Before we evaluate an attribute at a node we must first evaluate all the attributes upon which its value depends

Examples:

• Only synthesized attributes (S-attributed SDD)

• Evaluate first the children, then the node itself

• All the nodes can be evaluated in any bottom-up order

• Only inherited attributes

• Evaluate first the parent and all (needed) attributes of siblings and of itself, then evaluate the node itself

• Evaluate the tree in some top-down order

• However: never only inherited attributes! (compare terminals vs root)

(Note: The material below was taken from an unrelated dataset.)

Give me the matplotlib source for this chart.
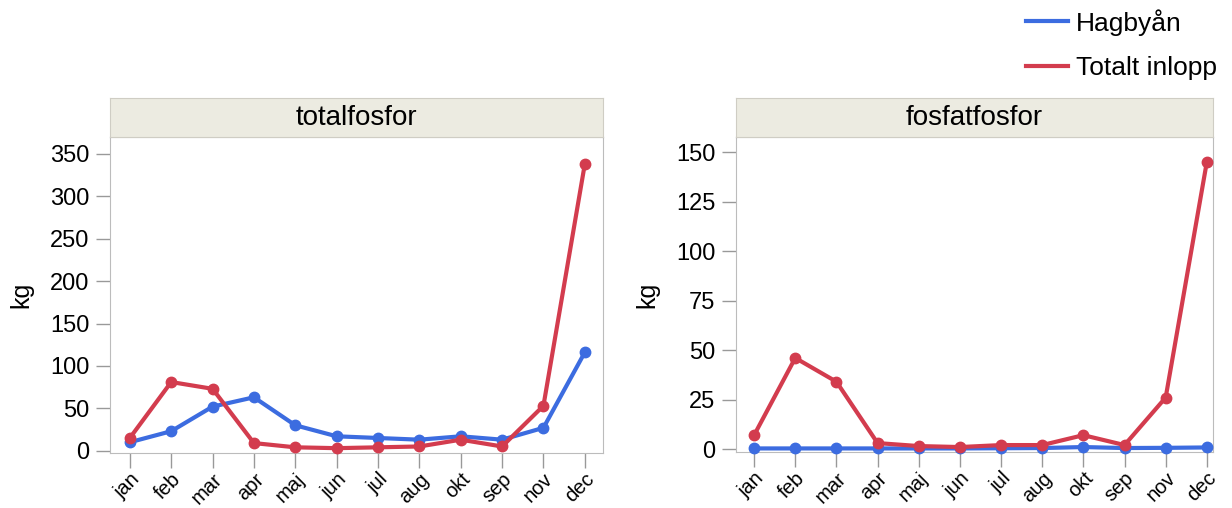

With both synthesized and inherited attributes there is no guarantee that there exists an order to evaluate the attributes of all nodes

These routes are circular as it is impossible to evaluate either A.s or B.i without first evaluating the other

Dependency Graph

To check whether there exists an evaluation order for the attributes of an annotated parse tree, we construct the dependency graph

A directed graph $G=(N,E)$ with a set of nodes N and a set of directed edges E, with

• A node for each attribute in the annotated parse tree

• A directed edge $X.c\rightarrow A.b$ whenever in order for compute $A.b$ we have to compute first $X.c$

There exists an evaluation order for all the attributes iff the dependency graph has no directed cycles

L-attributed SDD

Some classes of SDD always admit an evaluation order for the attributes

S-Attributed SDD
• The annotated Parse Tree has only synthesized attributes
• Evaluate Attributed with any bottom up order
L-Attributed SDD
• Both synthesized and inherited attributes
• In the parse tree, the dependency graph edges between siblings are only “left to right”

Scopes of declarations

Scope of declaration
The region of the program, in which the uses of x refer to this declaration of x
• A new declaration for x in the same scope may hide older declarations of x

• A symbol table is a mapping from a name to what the name refers to

• As we run our semantic analysis we continuously update the symbol table with information about what is in scope

In order to keep track of what is visible we implement a stack of tables:

• Each table corresponds to a particular scope

• Stack allows for easy “enter” and “exit” operations

Symbol table operations are:

• Push scope: enter a new scope

• Pop scope: remove a scope, discarding all its declarations

• Insert symbol: add a new entry to the current scope

• Lookup symbol: find the name this symbol corresponds too

Spaghetti stack

• Treat the symbol table as a linked structure of scopes

• Each scope stores a pointer to its parents, but not vice versa

• From any point in the program the symbol table appears to be a stack

• This is called a spaghetti stack